*Task to complete*:
Quote all of the data that follows exactly as written, skipping the images.

*Supplied information*:

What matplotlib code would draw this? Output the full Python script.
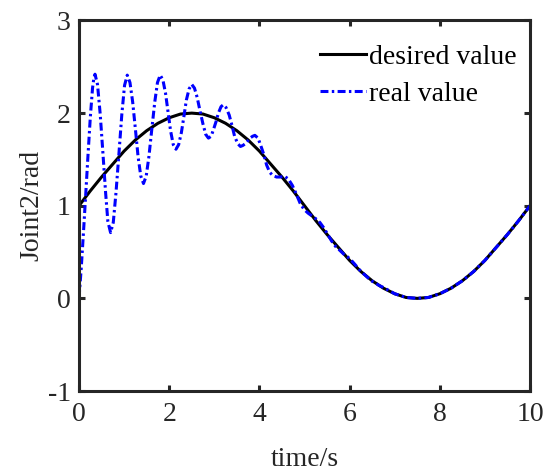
import matplotlib
matplotlib.use("Agg")
import matplotlib.pyplot as plt

plt.rcParams['font.family'] = ['Liberation Serif', 'DejaVu Serif']
plt.rcParams['axes.unicode_minus'] = False

# desired joint trajectory, sampled every 0.25 s
desired_time = [0.00, 0.25, 0.50, 0.75, 1.00, 1.25, 1.50, 1.75, 2.00, 2.25,
                2.50, 2.75, 3.00, 3.25, 3.50, 3.75, 4.00, 4.25, 4.50, 4.75,
                5.00, 5.25, 5.50, 5.75, 6.00, 6.25, 6.50, 6.75, 7.00, 7.25,
                7.50, 7.75, 8.00, 8.25, 8.50, 8.75, 9.00, 9.25, 9.50, 9.75,
                10.00]
desired_value = [1.00, 1.16, 1.31, 1.45, 1.59, 1.71, 1.81, 1.89, 1.95, 1.99,
                 2.00, 1.99, 1.95, 1.89, 1.81, 1.71, 1.59, 1.45, 1.31, 1.16,
                 1.00, 0.84, 0.69, 0.55, 0.41, 0.29, 0.19, 0.11, 0.05, 0.01,
                 0.00, 0.01, 0.05, 0.11, 0.19, 0.29, 0.41, 0.55, 0.69, 0.84,
                 1.00]

# measured joint angle (oscillates before settling on the reference)
real_time = [0.00, 0.05, 0.10, 0.15, 0.20, 0.25, 0.30, 0.33,
             0.355, 0.41, 0.47, 0.53, 0.59, 0.64, 0.70,
             0.76, 0.82, 0.885, 0.95, 1.01, 1.07,
             1.13, 1.19, 1.25, 1.31, 1.37, 1.43,
             1.49, 1.55, 1.615, 1.68, 1.74, 1.80,
             1.86, 1.92, 1.975, 2.03, 2.09, 2.15,
             2.21, 2.27, 2.325, 2.38, 2.44, 2.50,
             2.56, 2.62, 2.685, 2.75, 2.81, 2.87,
             2.93, 2.98, 3.04, 3.09, 3.15, 3.20,
             3.26, 3.33, 3.39, 3.45, 3.52, 3.58,
             3.63, 3.69, 3.74, 3.79, 3.85, 3.90,
             3.97, 4.03, 4.10, 4.16, 4.23, 4.29,
             4.38, 4.465, 4.55, 4.64, 4.73, 4.815, 4.90, 4.99,
             5.08, 5.165, 5.25, 5.34, 5.43, 5.515, 5.60, 5.69,
             5.78, 5.865, 5.95, 6.04, 6.13, 6.215, 6.30, 6.39,
             6.48, 6.565, 6.65, 6.74,
             7.00, 7.25, 7.50, 7.75, 8.00, 8.25, 8.50, 8.75,
             9.00, 9.25, 9.50, 9.75, 10.00]
real_value = [0.00, 0.33, 0.72, 1.13, 1.55, 1.95, 2.27, 2.38,
              2.42, 2.31, 1.99, 1.57, 1.14, 0.83, 0.71,
              0.82, 1.14, 1.56, 1.99, 2.30, 2.41,
              2.33, 2.12, 1.83, 1.53, 1.32, 1.24,
              1.32, 1.53, 1.83, 2.12, 2.33, 2.41,
              2.36, 2.21, 2.01, 1.81, 1.66, 1.61,
              1.66, 1.79, 1.96, 2.14, 2.26, 2.31,
              2.27, 2.17, 2.02, 1.88, 1.77, 1.73,
              1.75, 1.82, 1.91, 2.00, 2.07, 2.09,
              2.06, 1.98, 1.87, 1.75, 1.67, 1.64,
              1.65, 1.67, 1.70, 1.73, 1.75, 1.76,
              1.73, 1.65, 1.55, 1.44, 1.36, 1.33,
              1.31, 1.31, 1.32, 1.29, 1.22, 1.13, 1.03, 0.96,
              0.92, 0.89, 0.86, 0.82, 0.76, 0.69, 0.62, 0.56,
              0.52, 0.48, 0.45, 0.41, 0.36, 0.31, 0.27, 0.23,
              0.19, 0.17, 0.14, 0.12,
              0.05, 0.01, 0.00, 0.01, 0.05, 0.11, 0.19, 0.29,
              0.41, 0.55, 0.69, 0.84, 1.00]

x_ticks = [0, 2, 4, 6, 8, 10]
y_ticks = [-1, 0, 1, 2, 3]

axis_gray = (0.15, 0.15, 0.15)
fs = 20

fig = plt.figure(figsize=(5.49, 4.72), dpi=100)
ax = fig.add_axes([0.1439, 0.1716, 0.8215, 0.785])

ax.plot(desired_time, desired_value, color='black', lw=2.2, label='desired value')
ax.plot(real_time, real_value, color='blue', lw=2.2, linestyle=(0, (2.6, 1.1, 0.8, 1.1)),
        label='real value')

ax.set_xlim(0, 10)
ax.set_ylim(-1, 3)
ax.set_xticks(x_ticks)
ax.set_yticks(y_ticks)

for s in ax.spines.values():
    s.set_linewidth(2.2)
    s.set_color(axis_gray)
ax.tick_params(direction='in', top=True, right=True, length=4, width=2.2,
               color=axis_gray, labelsize=fs, labelcolor=axis_gray, pad=6)
ax.tick_params(axis='x', pad=8)

ax.set_xlabel('time/s', fontsize=fs, color=axis_gray, labelpad=14)
ax.set_ylabel('Joint2/rad', fontsize=fs, color=axis_gray, labelpad=2)

leg = ax.legend(loc='upper left', bbox_to_anchor=(0.535, 0.935), frameon=False,
                fontsize=fs, handlelength=1.65, handletextpad=0.1,
                labelspacing=0.42, borderpad=0, borderaxespad=0)

fig.savefig('out.png', dpi=100)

*Expected answer*:
What matplotlib code would draw this? Output the full Python script.
import matplotlib
matplotlib.use("Agg")
import matplotlib.pyplot as plt

plt.rcParams['font.family'] = ['Liberation Serif', 'DejaVu Serif']
plt.rcParams['axes.unicode_minus'] = False

# desired joint trajectory, sampled every 0.25 s
desired_time = [0.00, 0.25, 0.50, 0.75, 1.00, 1.25, 1.50, 1.75, 2.00, 2.25,
                2.50, 2.75, 3.00, 3.25, 3.50, 3.75, 4.00, 4.25, 4.50, 4.75,
                5.00, 5.25, 5.50, 5.75, 6.00, 6.25, 6.50, 6.75, 7.00, 7.25,
                7.50, 7.75, 8.00, 8.25, 8.50, 8.75, 9.00, 9.25, 9.50, 9.75,
                10.00]
desired_value = [1.00, 1.16, 1.31, 1.45, 1.59, 1.71, 1.81, 1.89, 1.95, 1.99,
                 2.00, 1.99, 1.95, 1.89, 1.81, 1.71, 1.59, 1.45, 1.31, 1.16,
                 1.00, 0.84, 0.69, 0.55, 0.41, 0.29, 0.19, 0.11, 0.05, 0.01,
                 0.00, 0.01, 0.05, 0.11, 0.19, 0.29, 0.41, 0.55, 0.69, 0.84,
                 1.00]

# measured joint angle (oscillates before settling on the reference)
real_time = [0.00, 0.05, 0.10, 0.15, 0.20, 0.25, 0.30, 0.33,
             0.355, 0.41, 0.47, 0.53, 0.59, 0.64, 0.70,
             0.76, 0.82, 0.885, 0.95, 1.01, 1.07,
             1.13, 1.19, 1.25, 1.31, 1.37, 1.43,
             1.49, 1.55, 1.615, 1.68, 1.74, 1.80,
             1.86, 1.92, 1.975, 2.03, 2.09, 2.15,
             2.21, 2.27, 2.325, 2.38, 2.44, 2.50,
             2.56, 2.62, 2.685, 2.75, 2.81, 2.87,
             2.93, 2.98, 3.04, 3.09, 3.15, 3.20,
             3.26, 3.33, 3.39, 3.45, 3.52, 3.58,
             3.63, 3.69, 3.74, 3.79, 3.85, 3.90,
             3.97, 4.03, 4.10, 4.16, 4.23, 4.29,
             4.38, 4.465, 4.55, 4.64, 4.73, 4.815, 4.90, 4.99,
             5.08, 5.165, 5.25, 5.34, 5.43, 5.515, 5.60, 5.69,
             5.78, 5.865, 5.95, 6.04, 6.13, 6.215, 6.30, 6.39,
             6.48, 6.565, 6.65, 6.74,
             7.00, 7.25, 7.50, 7.75, 8.00, 8.25, 8.50, 8.75,
             9.00, 9.25, 9.50, 9.75, 10.00]
real_value = [0.00, 0.33, 0.72, 1.13, 1.55, 1.95, 2.27, 2.38,
              2.42, 2.31, 1.99, 1.57, 1.14, 0.83, 0.71,
              0.82, 1.14, 1.56, 1.99, 2.30, 2.41,
              2.33, 2.12, 1.83, 1.53, 1.32, 1.24,
              1.32, 1.53, 1.83, 2.12, 2.33, 2.41,
              2.36, 2.21, 2.01, 1.81, 1.66, 1.61,
              1.66, 1.79, 1.96, 2.14, 2.26, 2.31,
              2.27, 2.17, 2.02, 1.88, 1.77, 1.73,
              1.75, 1.82, 1.91, 2.00, 2.07, 2.09,
              2.06, 1.98, 1.87, 1.75, 1.67, 1.64,
              1.65, 1.67, 1.70, 1.73, 1.75, 1.76,
              1.73, 1.65, 1.55, 1.44, 1.36, 1.33,
              1.31, 1.31, 1.32, 1.29, 1.22, 1.13, 1.03, 0.96,
              0.92, 0.89, 0.86, 0.82, 0.76, 0.69, 0.62, 0.56,
              0.52, 0.48, 0.45, 0.41, 0.36, 0.31, 0.27, 0.23,
              0.19, 0.17, 0.14, 0.12,
              0.05, 0.01, 0.00, 0.01, 0.05, 0.11, 0.19, 0.29,
              0.41, 0.55, 0.69, 0.84, 1.00]

x_ticks = [0, 2, 4, 6, 8, 10]
y_ticks = [-1, 0, 1, 2, 3]

axis_gray = (0.15, 0.15, 0.15)
fs = 20

fig = plt.figure(figsize=(5.49, 4.72), dpi=100)
ax = fig.add_axes([0.1439, 0.1716, 0.8215, 0.785])

ax.plot(desired_time, desired_value, color='black', lw=2.2, label='desired value')
ax.plot(real_time, real_value, color='blue', lw=2.2, linestyle=(0, (2.6, 1.1, 0.8, 1.1)),
        label='real value')

ax.set_xlim(0, 10)
ax.set_ylim(-1, 3)
ax.set_xticks(x_ticks)
ax.set_yticks(y_ticks)

for s in ax.spines.values():
    s.set_linewidth(2.2)
    s.set_color(axis_gray)
ax.tick_params(direction='in', top=True, right=True, length=4, width=2.2,
               color=axis_gray, labelsize=fs, labelcolor=axis_gray, pad=6)
ax.tick_params(axis='x', pad=8)

ax.set_xlabel('time/s', fontsize=fs, color=axis_gray, labelpad=14)
ax.set_ylabel('Joint2/rad', fontsize=fs, color=axis_gray, labelpad=2)

leg = ax.legend(loc='upper left', bbox_to_anchor=(0.535, 0.935), frameon=False,
                fontsize=fs, handlelength=1.65, handletextpad=0.1,
                labelspacing=0.42, borderpad=0, borderaxespad=0)

fig.savefig('out.png', dpi=100)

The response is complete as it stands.